Q: What are your expectations for post-sanctions Iran?

A: This is an opportunity to tap a big, promising market. Iran has one of the largest populations in the Middle East, with nearly 80 million people. It has said it will raise its crude oil output in two stages, by 1 million barrels a day. We pulled our employees out of the country because of the sanctions, but we plan to station one or two in Tehran by spring. We expect growing demand for plants, and we hope to strike some deals by the end of this year.

     There are opportunities for other Japanese businesses, not just ours. Due to the sanctions, the government has limited funds for new projects. For large endeavors, Tehran will seek to secure loans or work out other financial arrangements with its partners.

Q: Are you interested in other fields of business in Iran, besides the resource sector?

A: We want to invest in ways that will help the country to develop. Nothing has been decided yet, but we may consider investing in hospitals and agriculture, along with power plants.

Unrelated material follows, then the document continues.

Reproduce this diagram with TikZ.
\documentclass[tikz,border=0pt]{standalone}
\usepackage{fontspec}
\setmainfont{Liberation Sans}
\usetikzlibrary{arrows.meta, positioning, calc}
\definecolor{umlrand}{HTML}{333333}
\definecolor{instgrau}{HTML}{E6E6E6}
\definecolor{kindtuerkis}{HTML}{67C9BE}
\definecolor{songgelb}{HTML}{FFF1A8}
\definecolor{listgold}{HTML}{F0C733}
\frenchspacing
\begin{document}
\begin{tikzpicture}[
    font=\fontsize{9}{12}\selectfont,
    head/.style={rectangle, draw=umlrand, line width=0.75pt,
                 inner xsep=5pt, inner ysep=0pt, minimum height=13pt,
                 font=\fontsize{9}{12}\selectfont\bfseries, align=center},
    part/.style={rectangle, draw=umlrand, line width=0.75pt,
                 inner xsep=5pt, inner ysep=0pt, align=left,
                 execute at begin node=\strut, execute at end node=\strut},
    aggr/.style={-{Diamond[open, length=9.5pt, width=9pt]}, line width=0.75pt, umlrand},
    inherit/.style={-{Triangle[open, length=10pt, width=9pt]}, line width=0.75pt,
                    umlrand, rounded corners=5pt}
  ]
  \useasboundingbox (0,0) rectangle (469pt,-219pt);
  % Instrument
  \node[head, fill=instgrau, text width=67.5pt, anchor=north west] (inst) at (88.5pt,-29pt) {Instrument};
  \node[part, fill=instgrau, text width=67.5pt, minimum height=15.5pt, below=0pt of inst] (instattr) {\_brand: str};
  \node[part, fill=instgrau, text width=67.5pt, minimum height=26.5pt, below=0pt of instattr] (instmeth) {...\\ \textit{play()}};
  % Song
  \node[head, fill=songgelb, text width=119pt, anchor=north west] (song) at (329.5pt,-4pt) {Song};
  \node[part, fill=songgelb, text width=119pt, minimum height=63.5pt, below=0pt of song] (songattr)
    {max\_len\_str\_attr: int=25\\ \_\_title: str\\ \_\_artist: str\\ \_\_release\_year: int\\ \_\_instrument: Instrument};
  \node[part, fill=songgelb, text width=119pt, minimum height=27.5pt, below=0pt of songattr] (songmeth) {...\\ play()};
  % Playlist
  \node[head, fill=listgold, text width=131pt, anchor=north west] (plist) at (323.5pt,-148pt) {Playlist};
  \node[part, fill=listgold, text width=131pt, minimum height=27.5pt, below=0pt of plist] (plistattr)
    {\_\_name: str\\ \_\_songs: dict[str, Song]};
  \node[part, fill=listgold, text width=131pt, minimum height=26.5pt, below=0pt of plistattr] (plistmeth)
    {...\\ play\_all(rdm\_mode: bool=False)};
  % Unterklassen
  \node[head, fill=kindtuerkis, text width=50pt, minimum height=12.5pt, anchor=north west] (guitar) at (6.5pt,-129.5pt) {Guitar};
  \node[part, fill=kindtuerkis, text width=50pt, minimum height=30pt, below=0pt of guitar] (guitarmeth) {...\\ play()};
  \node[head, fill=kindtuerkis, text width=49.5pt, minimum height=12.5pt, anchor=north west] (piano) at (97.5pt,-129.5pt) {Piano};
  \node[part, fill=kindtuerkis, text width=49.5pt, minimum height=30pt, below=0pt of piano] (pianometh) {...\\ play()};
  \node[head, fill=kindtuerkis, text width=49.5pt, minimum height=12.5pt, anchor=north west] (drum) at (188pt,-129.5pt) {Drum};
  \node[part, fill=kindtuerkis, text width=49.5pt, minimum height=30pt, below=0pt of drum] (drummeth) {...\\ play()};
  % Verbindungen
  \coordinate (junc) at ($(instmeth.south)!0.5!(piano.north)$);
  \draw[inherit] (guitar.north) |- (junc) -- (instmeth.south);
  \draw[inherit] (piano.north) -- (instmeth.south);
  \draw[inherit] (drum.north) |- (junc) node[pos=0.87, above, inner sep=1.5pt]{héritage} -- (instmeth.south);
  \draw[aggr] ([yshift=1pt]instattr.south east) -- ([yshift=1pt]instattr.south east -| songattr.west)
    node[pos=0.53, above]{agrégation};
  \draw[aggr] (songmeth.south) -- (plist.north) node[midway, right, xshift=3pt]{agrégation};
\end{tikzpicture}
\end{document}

Q: Earlier this year, Saudi Arabia cut diplomatic ties with Iran. Are you worried about the deepening religious conflict?

A: My sense is that the bilateral relationship will not deteriorate further. Falling crude oil prices are hitting both economies. They should be aware that this is not the time for them to confront each other.

     But it is also true that we should be cautious when making deals with Iran, to avoid compromising our relationship with Saudi Arabia. I recently visited a Saudi customer I have known for years. Although this customer might not welcome us doing business with Iran, the impression I got was that they would accept it.